For God's sake, let us sit upon the ground
And tell sad stories of the death of kings;
How some have been deposed; some slain in war,
Some haunted by the ghosts they have deposed;
Some poison’d by their wives: some sleeping kill’d;
All murder’d: for within the hollow crown
That rounds the mortal temples of a king
Keeps Death his court …
— Shakespeare, Richard II
“Faërie contains many things besides elves and fays, and besides dwarfs, witches, trolls, giants, or dragons; it holds the seas, the sun, the moon, the sky; and the earth, and all things that are in it: tree and bird, water and stone, wine and bread, and ourselves, mortal men, when we are enchanted.”
— J.R.R. Tolkien
This is a fantasy novel, the first book of a trilogy. It’s a story about a family, an empire and a conflict of civilizations, in which the ruling house of a rising imperium grapples with the consequences of its conquest of two neighboring kingdoms — kingdoms that once had a close relationship with the mysterious powers that in our own world we call Faerie.
In my other life as a newspaper columnist I’ve written about what I think makes the fantasy genre such a potent form — the way it blends a form of “historical” fiction in which the ending isn’t predetermined with meditations on the theme of disenchantment, the fraught, always-incomplete transition from ages of myth and magic into modern life.
The Falcon’s Children is my attempt to tell a story that plays around with both of those potencies, with machiavellianism and metaphysics. It is a complete novel but not perhaps, a finished one, since so far it has only been edited by its author; part of the idea of this serializing experiment is to force me to think a bit more about what might perfect it and make it worth pushing ahead with volumes 2 and 3.
What it is emphatically not is an extension of my day job or an attempt to craft an allegory for our times. (There are no stand-ins for Donald Trump or thinly-veiled references to wokeness, I promise). Except insofar as fantasy is inherently a genre for our times — for a secular age in which the supernatural is creeping back in around the edges of our culture, for a rationalist and liberal world that’s shadowed by a sense (a fear? a hope?) that disenchantment might be going in reverse.
The plan is to serialize the story at the rough pace of a chapter a week, with new chapters appearing every Tuesday. Supplementary world-building material, the sort that makes up the appendices of a proper fantasy novel, will appear more intermittently, starting with the inevitable map and with lists of emperors and archangels to come.

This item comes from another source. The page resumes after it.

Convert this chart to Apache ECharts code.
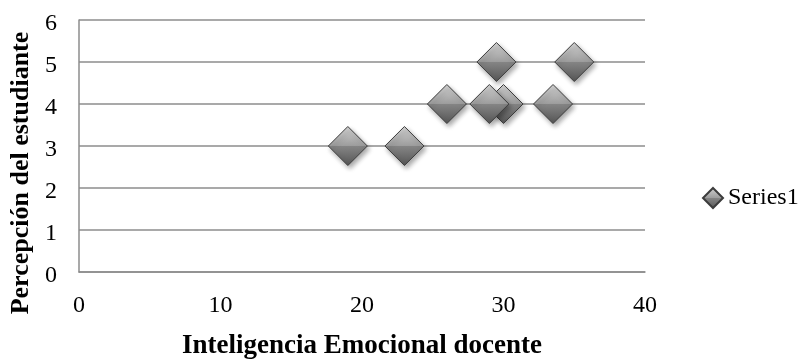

The first 12 chapters, about one-third of the book, will be free, as will any and all supplementary material. The rest of the chapters will be paywalled and available for an annual subscription that’s set at roughly the price of a hardcover book. (The monthly subscription is cheaper for now, but once most of the book is online it will be set at the same level as the annual subscription.)
I am also attempting, perhaps over-ambitiously, to record an audio version of each chapter; those will be paywalled except for the Prologue, in which you will be able to hear my dulcet tones for free.
The chapter art is A.I.-generated for now; if the novel attracts a surprisingly-large readership or I end up publishing a bound version I promise I will pay an actual human being to draw illustrations. (The founding subscription option is there if you wish to hasten that eventuality.)
But for now this just a fun experiment amid a hectic, politics-dominated writing life. So all I can definitely promise is the story itself, which has given me great enjoyment to write and I hope will give at least a few others enjoyment in the reading.
— Ross Douthat, on the Feast of the Archangels, September 29, 2024.